Als der Regen nachlässt, wandere ich Richtung Schloss und biege kurz vorher in die Schlossstraße ab. Diese führt direkt auf die evangelische Stadtkirche zu. In der Straße stehen einige alte Gebäude. Mitten drin ein neues Gebäude, das Arolsen Archives – International Center on Nazi Persecution. Es ist ein Zentrum für Dokumentation der nationalsozialistischen Verfolgung, NS-Zwangsarbeit und den Holocaust. Bei der Stadtkirche biege ich rechts ab und komme nach Helsen. An ein Ensemble von drei Fachwerkhäuser laufe ich vorbei. Hier lebten über Generationen eine Familie von Handwerker.
Nach Verlassen des Ortes bin ich auf dem hessischen Radweg R6 neben der B252 unterwegs. Auf der Bundesstraße donnern ständig die Lkws vorbei. Glücklicherweise entfernt sich der Radweg etwas von der Straße und es wird ruhiger. Dann plötzlich überholt mich eine jüngere e-Bikerin. Sie ist stark parfümiert. Obwohl schon einige Meter entfernt, muss ich der Duftspur folgen.
Schon von der Ferne erkenne ich unter einem Baum eine Bank. Dort werde ich abbiegen und die Bundesstraße verlassen. Obwohl über mir sich dunkle Wolken zusammen ziehen, hier muss ich endlich eine Pause machen. Danach durchwandere ich wieder Felder. Durchquere den Ort Schmillinghausen und quere die B252.
Inzwischen treibt mich eine dicke fette dunkle Regenwolke vor sich her. Ein schönen Platz mit Bank neben einem Brunnen mit mittigem Stein, aus dem das Wasser sprudelt lasse ich links liegen. Mit strammen Schritte bin ich unterwegs. Irgendwann verlässt mich diese dunkle Wolke und der Himmel klart auf. Ich kann wieder entspannt wandern.
Als ich an einem Trainingscamp von Diemelstadt vorbei komme, wird es ungemütlich für mich. Es gibt eine Anreise von jungen Leuten zu diesem Camp. Leider trainieren sie schon vorher das schnelle Fahren auf dem schmalen Wirtschaftsweg.
Es klart immer mehr auf. Am Himmel nur noch dicke weiße Wolken mit großen blauen Flächen. Ich nutze mal wieder eine Bank und genieße liegend die herrliche Landschaft und die vorbeiziehenden Wolken.

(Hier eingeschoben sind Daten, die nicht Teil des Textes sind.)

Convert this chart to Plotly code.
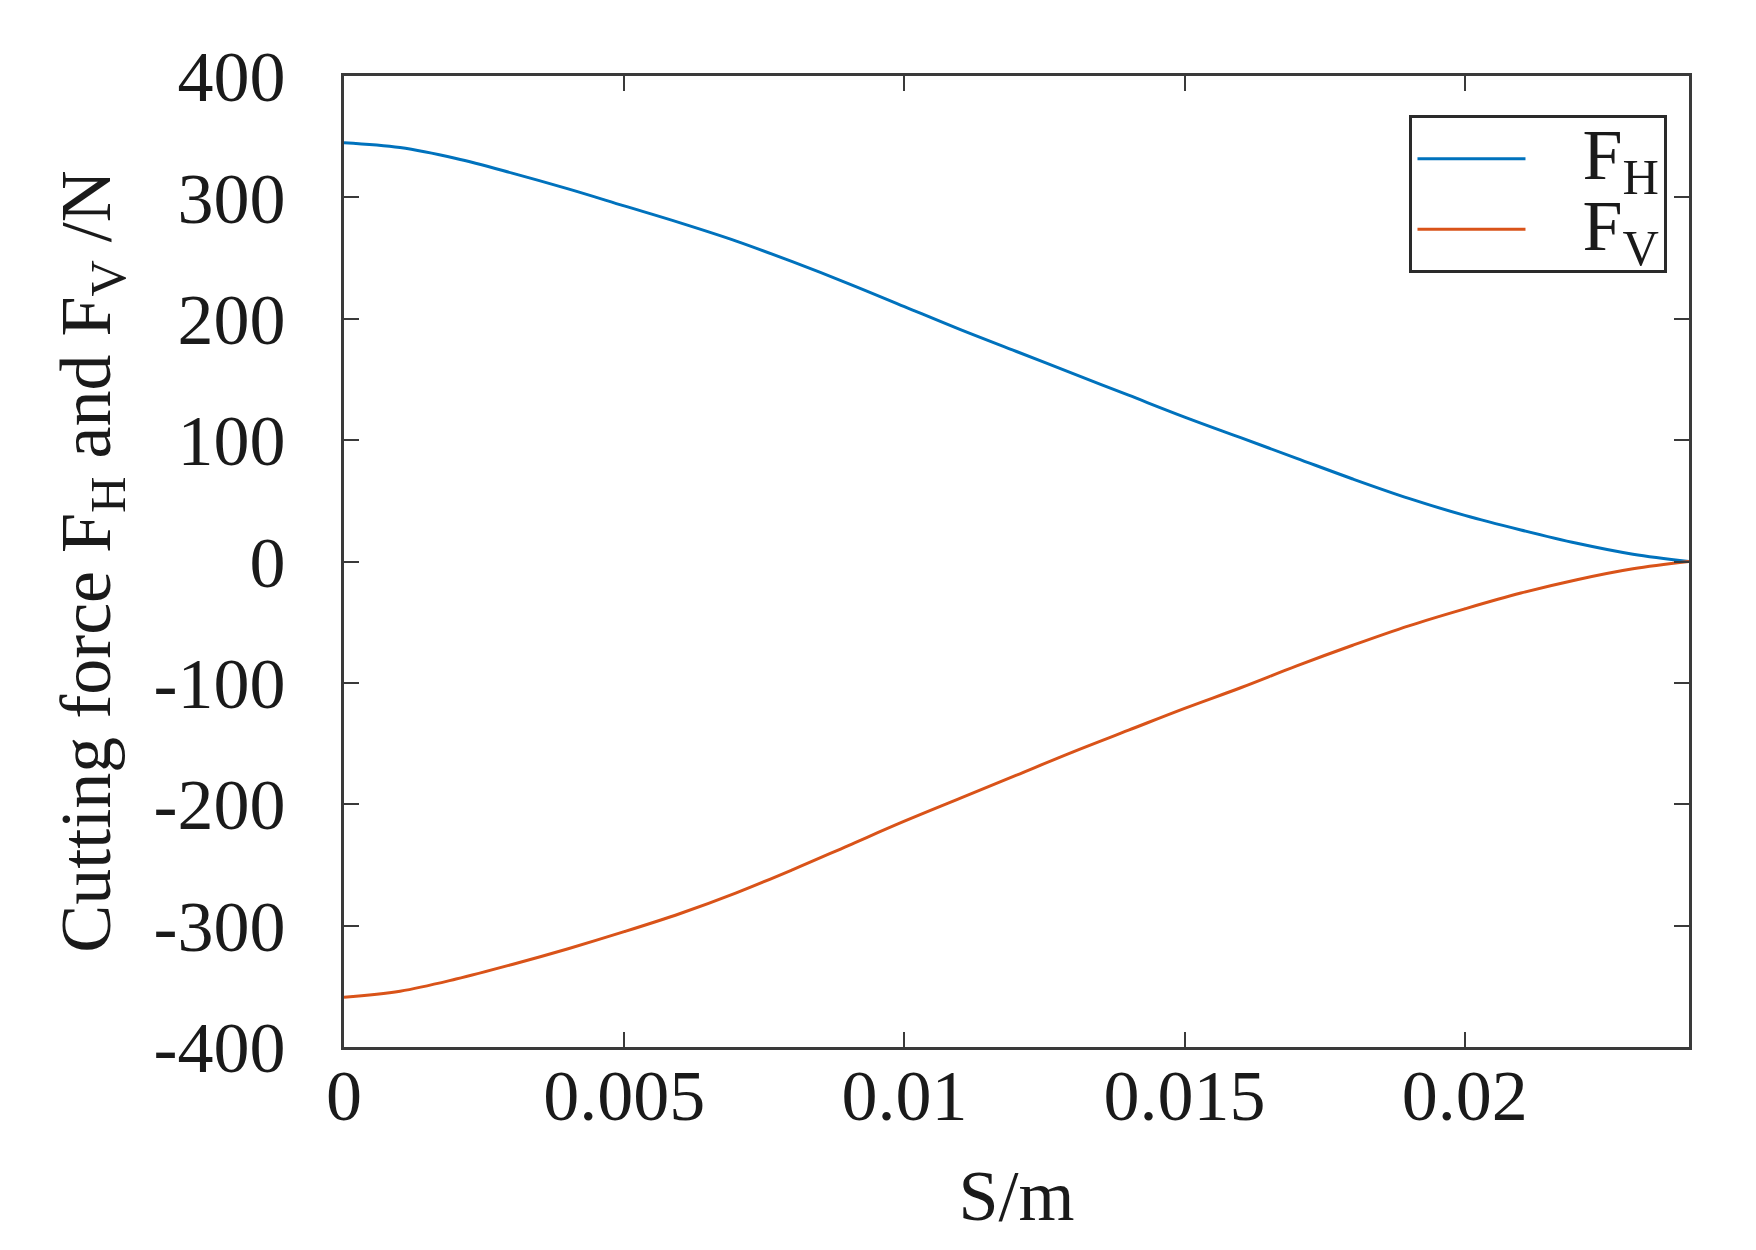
import plotly.graph_objects as go

# values
s = [0, 0.001, 0.002, 0.003, 0.004, 0.005, 0.006, 0.007, 0.008, 0.009, 0.010, 0.011, 0.012,
     0.013, 0.014, 0.015, 0.016, 0.017, 0.018, 0.019, 0.020, 0.021, 0.022, 0.023, 0.024]
force_h = [345, 341, 332, 320, 307, 293, 279, 264, 247, 229, 210, 191, 173,
           155, 137, 119, 102, 85, 68, 52, 38, 26, 15, 6, 0]
force_v = [-359, -354, -344, -332, -319, -305, -290, -273, -254, -234, -214, -195, -176,
           -157, -139, -121, -104, -86, -69, -53, -39, -26, -15, -6, 0]

x_tickvals = [0, 0.005, 0.01, 0.015, 0.02]
x_ticktext = ["0", "0.005", "0.01", "0.015", "0.02"]
y_tickvals = [-400, -300, -200, -100, 0, 100, 200, 300, 400]
y_ticktext = ["-400", "-300", "-200", "-100", "0", "100", "200", "300", "400"]

FONT = "Liberation Serif"
INK = "#1a1a1a"
AXIS = "#3a3a3a"


def legend_name(sub):
    # big glyphs in the legend while the row height follows the smaller legend font
    return "\u2003<span style='font-size:72px'>F<sub>%s</sub></span>" % sub


fig = go.Figure()
fig.add_trace(go.Scatter(x=s, y=force_h, name=legend_name("H"), mode="lines",
                         line=dict(color="#0072BD", width=3, shape="spline")))
fig.add_trace(go.Scatter(x=s, y=force_v, name=legend_name("V"), mode="lines",
                         line=dict(color="#D95319", width=3, shape="spline")))

axis_common = dict(
    showline=True, linecolor=AXIS, linewidth=3, mirror="ticks",
    ticks="inside", ticklen=15, tickwidth=2, tickcolor=AXIS,
    showgrid=False, zeroline=False, automargin=False,
    tickfont=dict(family=FONT, size=72, color=INK),
)

fig.update_xaxes(
    range=[0, 0.024], tickvals=x_tickvals, ticktext=x_ticktext,
    title=dict(text="S/m", font=dict(family=FONT, size=72, color=INK), standoff=35),
    ticklabelstandoff=-16,
    **axis_common,
)
fig.update_yaxes(
    range=[-400, 400], tickvals=y_tickvals, ticktext=y_ticktext,
    title=dict(text="Cutting force F<sub>H</sub> and F<sub>V</sub> /N",
               font=dict(family=FONT, size=72, color=INK), standoff=20),
    ticklabelstandoff=41,
    **axis_common,
)

# the page body adds an 8px offset, so the figure is sized to fit inside the window
fig.update_layout(
    width=1740, height=1234,
    margin=dict(l=336, r=59, t=68, b=195),
    paper_bgcolor="white", plot_bgcolor="white",
    font=dict(family=FONT, color=INK),
    legend=dict(
        x=0.984, y=0.9595, xanchor="right", yanchor="top",
        bordercolor="#2a2a2a", borderwidth=3, bgcolor="white",
        font=dict(family=FONT, size=52, color=INK),
        itemwidth=108, tracegroupgap=0,
    ),
)

fig.write_html("out.html")
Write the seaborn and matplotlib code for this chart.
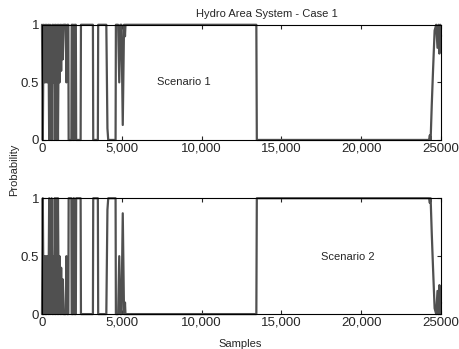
import pandas as pd
import seaborn as sns
import matplotlib.pyplot as plt

# ── DATA ───────────────────────────────────────────────
samples = [0, 50, 100, 150, 200, 250, 300, 350, 400, 450,
           500, 550, 600, 650, 700, 750, 800, 850, 900, 950,
           1000, 1050, 1100, 1150, 1200, 1250, 1300, 1350,
           1480, 1530, 1580, 1650, 1670, 1840, 1860, 1960,
           1980, 2000, 2040, 2120, 2140, 2420, 2440, 3190,
           3210, 3500, 3520, 4030, 4100, 4150, 4610, 4630,
           4770, 4840, 4910, 4980, 5060, 5140, 5170, 5200,
           5230, 13430, 13460, 24250, 24300, 24350, 24420, 24500,
           24600, 24700, 24780, 24850, 24900, 24950, 25000]

scenario1 = [1, 0, 1, 0.5, 1, 0.5, 1, 0.5, 1, 0,
             1, 0.5, 0, 1, 0.5, 1, 0, 1, 0, 1,
             0, 1, 0.5, 1, 0.6, 1, 0.7, 1,
             1, 0.5, 1, 1, 0, 0, 1, 1,
             0, 0, 1, 1, 0, 0, 1, 1,
             0, 0, 1, 1, 0.1, 0, 0, 1,
             1, 0.5, 1, 1, 0.13, 1, 1, 0.9,
             1, 1, 0, 0, 0.04, 0, 0.3, 0.6,
             0.95, 1, 0.8, 1, 0.75, 1, 0.9]

scenario2 = [0, 1, 0, 0.5, 0, 0.5, 0, 0.5, 0, 1,
             0, 0.5, 1, 0, 0.5, 0, 1, 0, 1, 0,
             1, 0, 0.5, 0, 0.4, 0, 0.3, 0,
             0, 0.5, 0, 0, 1, 1, 0, 0,
             1, 1, 0, 0, 1, 1, 0, 0,
             1, 1, 0, 0, 0.9, 1, 1, 0,
             0, 0.5, 0, 0, 0.87, 0, 0, 0.1,
             0, 0, 1, 1, 0.96, 1, 0.7, 0.4,
             0.05, 0, 0.2, 0, 0.25, 0, 0.1]

xtick_vals = [0, 5000, 10000, 15000, 20000, 25000]
xtick_labels = ["0", "5,000", "10,000", "15,000", "20,000", "25000"]
ytick_vals = [0, 0.5, 1]
ytick_labels = ["0", "0.5", "1"]

df = pd.DataFrame({"sample": samples, "s1": scenario1, "s2": scenario2})

# ── STYLE ──────────────────────────────────────────────
sns.set_style("white")
plt.rcParams["font.family"] = ["Liberation Sans", "DejaVu Sans"]

fig = plt.figure(figsize=(4.6, 3.49), dpi=100)
ax1 = fig.add_axes([0.0913, 0.599, 0.8674, 0.33])
ax2 = fig.add_axes([0.0913, 0.100, 0.8674, 0.332])

line_color = "#505050"

for ax, col, label, pos in [(ax1, "s1", "Scenario 1", (8875, 0.50)),
                            (ax2, "s2", "Scenario 2", (19190, 0.49))]:
    sns.lineplot(data=df, x="sample", y=col, ax=ax, color=line_color,
                 linewidth=1.6, estimator=None, sort=False, clip_on=False)
    ax.set_xlim(0, 25000)
    ax.set_ylim(0, 1)
    ax.set_xticks(xtick_vals)
    ax.set_xticklabels(xtick_labels)
    ax.set_yticks(ytick_vals)
    ax.set_yticklabels(ytick_labels)
    ax.tick_params(direction="in", length=3, width=0.8, labelsize=9.5,
                   top=True, right=True, bottom=True, left=True, pad=2)
    for sp in ax.spines.values():
        sp.set_visible(True)
        sp.set_color("black")
        sp.set_linewidth(0.8)
    ax.set_xlabel("")
    ax.set_ylabel("")
    ax.text(pos[0], pos[1], label, fontsize=8, ha="center", va="center")

fig.text(0.58, 0.96, "Hydro Area System - Case 1", fontsize=8,
         ha="center", va="center")
fig.text(0.03, 0.513, "Probability", fontsize=8, rotation=90,
         ha="center", va="center")
fig.text(0.522, 0.013, "Samples", fontsize=8, ha="center", va="center")

plt.savefig("out.png", dpi=100)
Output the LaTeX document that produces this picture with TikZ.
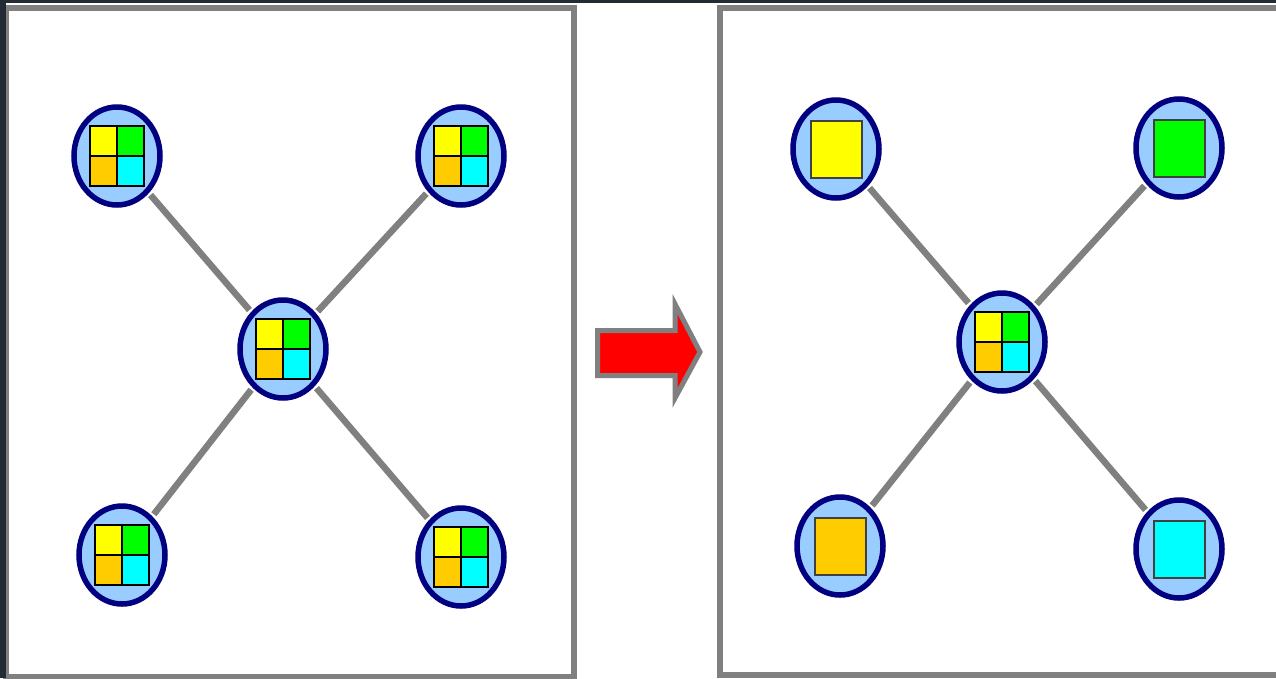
\documentclass[tikz,border=0pt]{standalone}
\usepackage{tikz}
\usetikzlibrary{shapes.geometric}
\usetikzlibrary{positioning}
\definecolor{slate}{RGB}{35, 43, 52}
\definecolor{framegray}{RGB}{128, 128, 128}
\definecolor{skyblue}{RGB}{153, 204, 255}
\definecolor{navyblue}{RGB}{0, 0, 128}
\definecolor{lemon}{RGB}{255, 255, 0}
\definecolor{lime}{RGB}{0, 255, 0}
\definecolor{amber}{RGB}{255, 204, 0}
\definecolor{aqua}{RGB}{0, 255, 255}
\definecolor{arrowred}{RGB}{255, 0, 0}
\tikzset{
    host/.style  = {ellipse, draw=navyblue, fill=skyblue, line width=5.5pt,
                    minimum width=86pt, minimum height=98pt, inner sep=0pt},
    link/.style  = {draw=framegray, line width=6.5pt, shorten <=2.5pt, shorten >=2.5pt},
    frame/.style = {draw=framegray, line width=6pt},
    cell/.style  = {draw=black, line width=1.8pt},
    chunk/.style = {rectangle, draw=black!75, line width=2pt, minimum width=51pt,
                    minimum height=57pt, inner sep=0pt}
}
% 2x2 block of colours at a node
\newcommand{\quadgrid}[1]{%
    \begin{scope}[shift={(#1)}]
        \filldraw[cell, fill=lemon] (-27,-30) rectangle ( 0, 0);
        \filldraw[cell, fill=lime]  (  0,-30) rectangle (27, 0);
        \filldraw[cell, fill=amber] (-27,  0) rectangle ( 0,30);
        \filldraw[cell, fill=aqua]  (  0,  0) rectangle (27,30);
    \end{scope}}
\begin{document}
\begin{tikzpicture}[x=1pt, y=-1pt]
    % Page and panels:
    \useasboundingbox                                  (0, 0)      rectangle (1276, 678);
    \fill[white]                                        (0, 0)      rectangle (1276, 678);
    \draw[frame]                                        (6, 7.5)    rectangle ( 574, 677);
    \draw[frame]                                        (720, 7.5)  rectangle (1290, 675);
    \fill[slate]                                        (0, 0)      rectangle (1276, 3);
    \fill[slate]                                        (0, 0)      rectangle (   6, 678);

    % Before: every site holds all four parts
    \node[host] (hubA) at (283, 349) {};
    \node[host] (nwA)  at (117, 156) {};
    \node[host] (neA)  at (461, 156) {};
    \node[host] (swA)  at (122, 555) {};
    \node[host] (seA)  at (461, 557) {};
    \foreach \n in {nwA, neA, swA, seA}
        \draw[link] (hubA) -- (\n);
    \foreach \n in {hubA, nwA, neA, swA, seA}
        \quadgrid{\n};

    % Arrow between the panels
    \filldraw[draw=framegray, fill=arrowred, line width=5pt, line join=miter]
        (597.5, 330.5) -- (675, 330.5) -- (675, 304) -- (700, 352)
        -- (675, 398) -- (675, 375.5) -- (597.5, 375.5) -- cycle;

    % After: one part per site
    \node[host] (hubB) at (1002, 342) {};
    \node[host] (nwB)  at ( 836, 149) {};
    \node[host] (neB)  at (1179, 148) {};
    \node[host] (swB)  at ( 840, 546) {};
    \node[host] (seB)  at (1179, 549) {};
    \foreach \n in {nwB, neB, swB, seB}
        \draw[link] (hubB) -- (\n);
    \quadgrid{hubB};
    \node[chunk, fill=lemon] (partNW) at (nwB) {};
    \node[chunk, fill=lime]  (partNE) at (neB) {};
    \node[chunk, fill=amber] (partSW) at (swB) {};
    \node[chunk, fill=aqua]  (partSE) at (seB) {};
\end{tikzpicture}
\end{document}
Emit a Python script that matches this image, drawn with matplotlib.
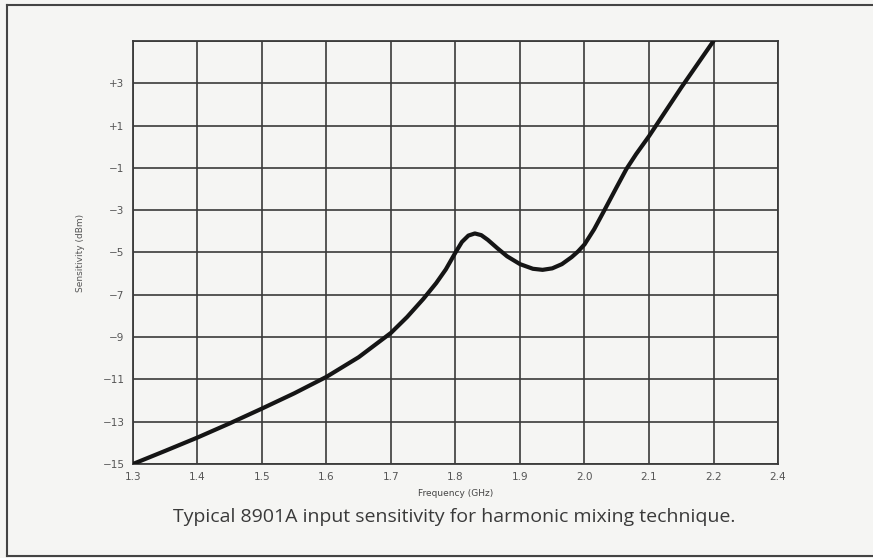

Ich nähere mich meinem Zielort Rhoden und sehe die ersten Gebäude auf einem Hügel. Und wie ich vermute, beginnt wieder einmal zum Schluss ein Anstieg. Im Ort mache auf einem Mäuerchen eine Verschnaufpause. Ein Jugendlicher spricht mich wegen meines GPS-Gerätes an. Er kennt sich ein bisschen damit aus und wir fachsimpeln darüber. Er wird sich gleich mit Freunden treffen und sie werden in der Nähe heute zelten.
Zum Essen gibt es im Ort kein Restaurant, nur eine Pizzeria. Doch die hat zu und von einem Mann erfahre ich, dass sie komplett schließt und der Inhaber in Rente geht. Als letzte Rettung gibt es noch einen REWE-Markt in der Nähe der Pension. Die nette ältere Pensionswirtin zeigt mir die Wohnung. Ich habe ein Zimmer und ein weiterer Gast schläft nebenan. Gegenüber gibt es eine Küche mit Mikrowelle und Kühlschrank. Das Badezimmer hat eine Badewanne. Sofort nach dem Ablegen des Rucksacks gehe ich zum Supermarkt. Ich decke mich mit Brötchen, warmen Fleischkäse, Eiersalat, Melone und Ananas sowie Wasser, Orangensaft und Smoothie ein. Und nach dem Abendessen genieße ich für über 30 Minuten das heiße Bad.
Am Abend will ich bezahlen und mir in meinem Stempelheft einen Stempel der Pension abholen. Als ich über meine Wanderung gefragt werde und erkläre, ich wandere rund um Hessen, meint er, hier ist nicht Hessen. Ich bin irritiert und frage, ob es zu NRW gehört. Er antwortet: „Hier ist Waldeck“. Ich kontere und erkläre ihm, dass schon meine Vorfahren im 17. Jahrhundert von hier aus Rödenau und Battenberg kommen. Ich Westfalen bin und in Darmstadt lebe. Ein gerade ankommender Nachbar sagt: „Ich bin auch Westfale und heiße auch so, nur ohne ‚e‘ am Ende“. Wir unterhalten uns über unsere Vorfahren. Die Vorfahren des Zimmerwirts stammt aus dieser Gegend und waren über mehrere Generationen Schmiede. Sein Vater war ebenfalls Schmied und ist in den Harz gezogen. Er aber wollte kein Schmied mehr sein. Ihn selber hat es später durch Zufall wieder in die Heimat seiner Vorfahren verschlagen. Dann zeigt er mir stolz seinen Garten. Er und seine Frau sind fast Selbstversorger. Hier wächst vieles an Gemüse und Obst.